For a general excavation task, only the purpose is defined clearly, that is to dig the soil out and try to fill fully the bucket. However, there is no clear-cut mathematical specification of how an excavation should be conducted. Thus, an excavation trajectory generator needs to find a proper trajectory formulation at first and then search trajectories based on this formulation. For the excavation task, it is not trivial because, on one hand, over-simplifying the description would restrict the room for optimization, but on the other hand, complex description might induce heavy computation load which is not suitable for online replanning. The capability of online replanning during excavation is of vital importance, because it is hard to know the underground soil condition in advance of digging. The excavator might get stuck in situations where the resistance force from the soil is too large or the bucket encounters an unpredictable stone.

This thesis solves the aforementioned problems by formulating the excavation task within an optimization-based framework. Trajectories are constrained by a set of nonlinear equations, which guarantees the feasibility of excavation and allows large room of optimization and the flexibility for replanning. The framework supports various objectives, such as the minimum travel time, the minimum joint length and the minimum consumed torque, etc. To handle with local minima issues, we generate multiple initial trajectories by quickly searching simpler parameterized trajectories on a kinematics reachability map.

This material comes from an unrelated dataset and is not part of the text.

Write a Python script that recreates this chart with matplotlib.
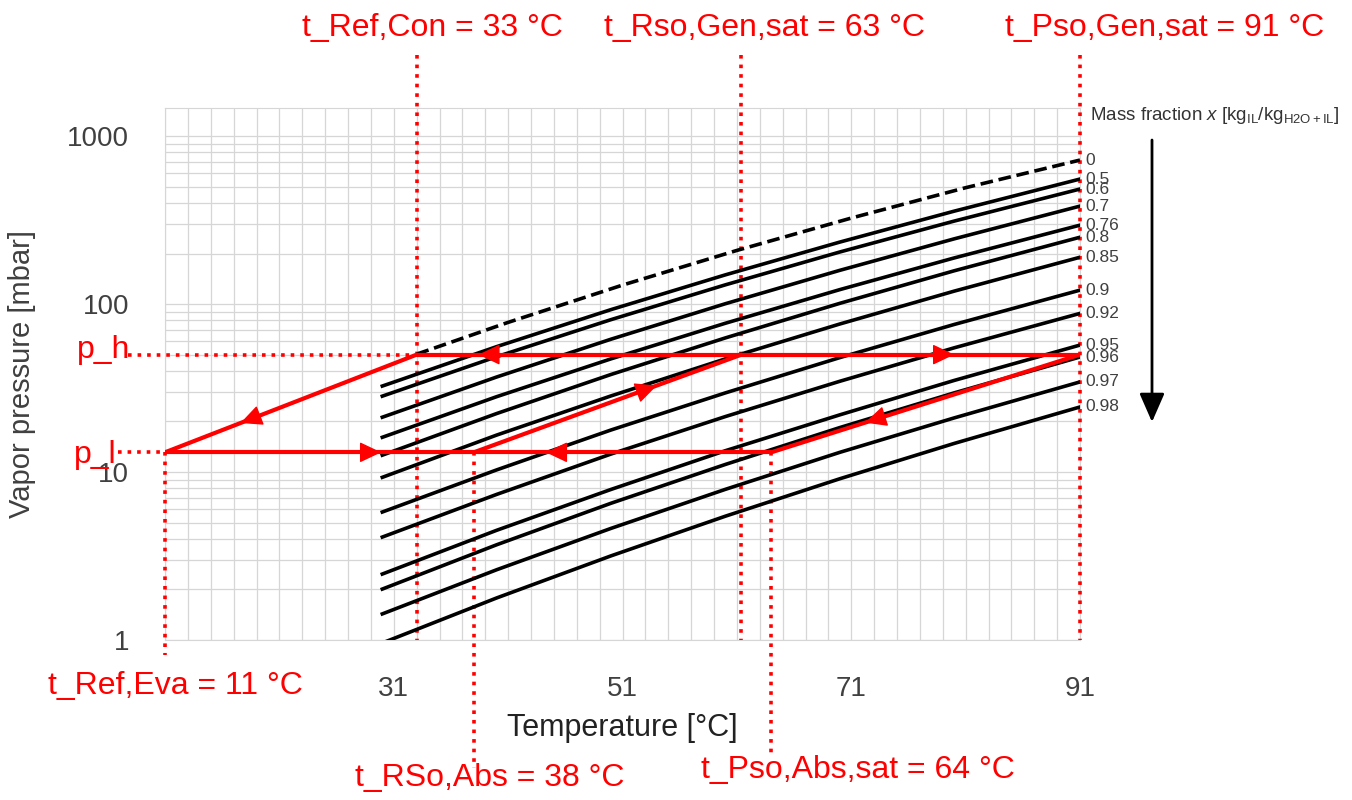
import numpy as np
import matplotlib
matplotlib.use('Agg')
import matplotlib.pyplot as plt
from matplotlib.ticker import FixedLocator, NullFormatter

plt.rcParams['font.family'] = ['Liberation Sans', 'DejaVu Sans']
plt.rcParams['mathtext.fontset'] = 'custom'
plt.rcParams['mathtext.rm'] = 'Liberation Sans'
plt.rcParams['mathtext.it'] = 'Liberation Sans:italic'

# isostere data (temperature in degC, pressure in mbar)
temps = [30, 40, 50, 60, 70, 80, 91]
p_050 = [32.5, 55.8, 92.7, 149.3, 233.9, 357.4, 555]
p_060 = [28.3, 48.6, 80.8, 130.2, 204.2, 311.9, 484]
p_070 = [21.2, 36.8, 61.8, 100.5, 158.8, 244.5, 383]
p_076 = [16.1, 28.1, 47.2, 76.9, 121.9, 188.2, 295]
p_080 = [12.6, 22.3, 38.1, 62.9, 101.0, 157.8, 250]
p_085 = [9.3, 16.6, 28.4, 47.2, 76.1, 119.4, 190]
p_090 = [5.78, 10.3, 17.8, 29.6, 48.0, 75.6, 121]
p_092 = [4.10, 7.36, 12.8, 21.4, 34.7, 54.9, 88]
p_095 = [2.47, 4.50, 7.88, 13.4, 21.9, 35.1, 57]
p_096 = [2.01, 3.69, 6.52, 11.1, 18.4, 29.6, 48.4]
p_097 = [1.43, 2.62, 4.62, 7.89, 13.1, 21.0, 34.4]
p_098 = [0.96, 1.78, 3.17, 5.46, 9.12, 14.8, 24.4]

# pure water (x = 0), dashed
water_t = [33, 41, 51, 61, 71, 81, 91]
water_p = [50.3, 77.8, 129.7, 208.6, 325.1, 492.9, 720]

curve_labels = ['0.5', '0.6', '0.7', '0.76', '0.8', '0.85', '0.9',
                '0.92', '0.95', '0.96', '0.97', '0.98']
curves = [p_050, p_060, p_070, p_076, p_080, p_085, p_090,
          p_092, p_095, p_096, p_097, p_098]

# cycle
p_h = 50.0
p_l = 13.1
t_ref_eva = 11
t_ref_con = 33
t_rso_abs = 38
t_rso_gen = 61.4
t_pso_abs = 64
t_pso_gen = 91

RED = '#ff0000'
GREY = '#404040'
YMIN, YMAX = 1, 1470

fig = plt.figure(figsize=(13.52, 8), dpi=100)
ax = fig.add_axes([165 / 1352, 160 / 800, 915 / 1352, 532 / 800])
ax.set_yscale('log')
ax.set_xlim(11, 91)
ax.set_ylim(YMIN, YMAX)

ax.set_xticks([31, 51, 71, 91])
ax.xaxis.set_minor_locator(FixedLocator(np.arange(11, 92, 2)))
ax.set_yticks([1, 10, 100, 1000], labels=['1', '10', '100', '1000'])
minor_y = [m * 10 ** e for e in range(0, 4) for m in range(2, 10)]
ax.yaxis.set_minor_locator(FixedLocator(minor_y))
ax.yaxis.set_minor_formatter(NullFormatter())
ax.grid(which='both', color='#d6d6d6', lw=0.9)
ax.set_axisbelow(True)
ax.tick_params(which='both', length=0, labelsize=20, labelcolor=GREY)
ax.tick_params(axis='y', pad=26)
ax.tick_params(axis='x', pad=26)
for s in ax.spines.values():
    s.set_color('#d6d6d6')

ax.set_xlabel('Temperature [°C]', fontsize=22, color='#222222', labelpad=8)
ax.set_ylabel('Vapor pressure [mbar]', fontsize=21, color=GREY, labelpad=22)


def frac_to_p(f):
    lo, hi = np.log10(YMIN), np.log10(YMAX)
    return 10 ** (lo + f * (hi - lo))


# red dotted guide lines
dot = dict(color=RED, ls=':', lw=2.6, clip_on=False, zorder=4)
ax.plot([t_ref_eva, t_ref_eva], [p_l, frac_to_p(-0.028)], **dot)
ax.plot([t_ref_con, t_ref_con], [frac_to_p(1.10), YMIN], **dot)
ax.plot([t_rso_abs, t_rso_abs], [p_l, frac_to_p(-0.24)], **dot)
ax.plot([t_rso_gen, t_rso_gen], [frac_to_p(1.10), YMIN], **dot)
ax.plot([t_pso_abs, t_pso_abs], [p_l, frac_to_p(-0.216)], **dot)
ax.plot([t_pso_gen, t_pso_gen], [frac_to_p(1.10), YMIN], **dot)
ax.plot([7.8, t_ref_con], [p_h, p_h], **dot)
ax.plot([6.9, t_ref_eva], [p_l, p_l], **dot)

# isosteres
ax.plot(water_t, water_p, color='black', lw=2.6, dashes=(3.5, 1.6), zorder=5)
for vals in curves:
    ax.plot(temps, vals, color='black', lw=2.6, zorder=5)

lbl_p = [water_p[-1]] + [c[-1] for c in curves]
for txt, p in zip(['0'] + curve_labels, lbl_p):
    ax.text(91.5, p, txt, fontsize=12.5, color=GREY, va='center', ha='left',
            clip_on=False)

# cycle lines
solid = dict(color=RED, lw=3, zorder=6, solid_capstyle='round')
ax.plot([t_ref_con, t_ref_eva], [p_h, p_l], **solid)
ax.plot([t_ref_eva, t_pso_abs], [p_l, p_l], **solid)
ax.plot([t_ref_con, t_pso_gen], [p_h, p_h], **solid)
ax.plot([t_rso_abs, t_rso_gen], [p_l, p_h], **solid)
ax.plot([t_pso_gen, t_pso_abs], [p_h, p_l], **solid)


def arrow_at(t_tip, t0, p0, t1, p1):
    def p_at(t):
        f = (t - t0) / (t1 - t0)
        return 10 ** (np.log10(p0) + f * (np.log10(p1) - np.log10(p0)))
    back = t_tip - 1.0 * np.sign(t1 - t0)
    ax.annotate('', xy=(t_tip, p_at(t_tip)), xytext=(back, p_at(back)),
                arrowprops=dict(arrowstyle='-|>,head_length=0.8,head_width=0.38',
                                color=RED, lw=1, shrinkA=0, shrinkB=0,
                                mutation_scale=17), zorder=7)


arrow_at(17.6, t_ref_con, p_h, t_ref_eva, p_l)
arrow_at(29.9, t_ref_eva, p_l, t_rso_abs, p_l)
arrow_at(44.3, t_pso_abs, p_l, t_rso_abs, p_l)
arrow_at(38.4, t_rso_gen, p_h, t_ref_con, p_h)
arrow_at(80.0, t_rso_gen, p_h, t_pso_gen, p_h)
arrow_at(54.0, t_rso_abs, p_l, t_rso_gen, p_h)
arrow_at(72.2, t_pso_gen, p_h, t_pso_abs, p_l)

# red annotations
rtxt = dict(color=RED, fontsize=23, ha='center', va='center')
fig.text(432 / 1352, 1 - 28 / 800, 't_Ref,Con = 33 °C', **rtxt)
fig.text(764 / 1352, 1 - 28 / 800, 't_Rso,Gen,sat = 63 °C', **rtxt)
fig.text(1165 / 1352, 1 - 28 / 800, 't_Pso,Gen,sat = 91 °C', **rtxt)
fig.text(175 / 1352, 1 - 686 / 800, 't_Ref,Eva = 11 °C', **rtxt)
fig.text(490 / 1352, 1 - 778 / 800, 't_RSo,Abs = 38 °C', **rtxt)
fig.text(858 / 1352, 1 - 770 / 800, 't_Pso,Abs,sat = 64 °C', **rtxt)
fig.text(130 / 1352, 1 - 350 / 800, 'p_h', color=RED, fontsize=23,
         ha='right', va='center')
fig.text(117 / 1352, 1 - 455 / 800, 'p_l', color=RED, fontsize=23,
         ha='right', va='center')

# mass fraction legend
fig.text(1090 / 1352, 1 - 116 / 800,
         r'Mass fraction $x$ [kg$_{\mathrm{IL}}$/kg$_{\mathrm{H2O+IL}}$]',
         fontsize=13.5, color='#333333', ha='left', va='center')
ax.annotate('', xy=(1152 / 1352, 1 - 422 / 800), xytext=(1152 / 1352, 1 - 140 / 800),
            xycoords='figure fraction', textcoords='figure fraction',
            arrowprops=dict(arrowstyle='-|>,head_length=0.8,head_width=0.35',
                            color='black', lw=2, shrinkA=0, shrinkB=0,
                            mutation_scale=22))

fig.savefig('out.png', dpi=100)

We conduct experiments on a real robot platform. The results demonstrate that our method is adaptive to different terrain shapes and outperforms other optimal excavation path planners in terms of minimum joint length and minimum travel time. We also conduct experiments in simulation to demonstrate our method could generate trajectories satisfying the torque for different soil conditions. We also demonstrate the capability of online replanning when facing large resistance forces.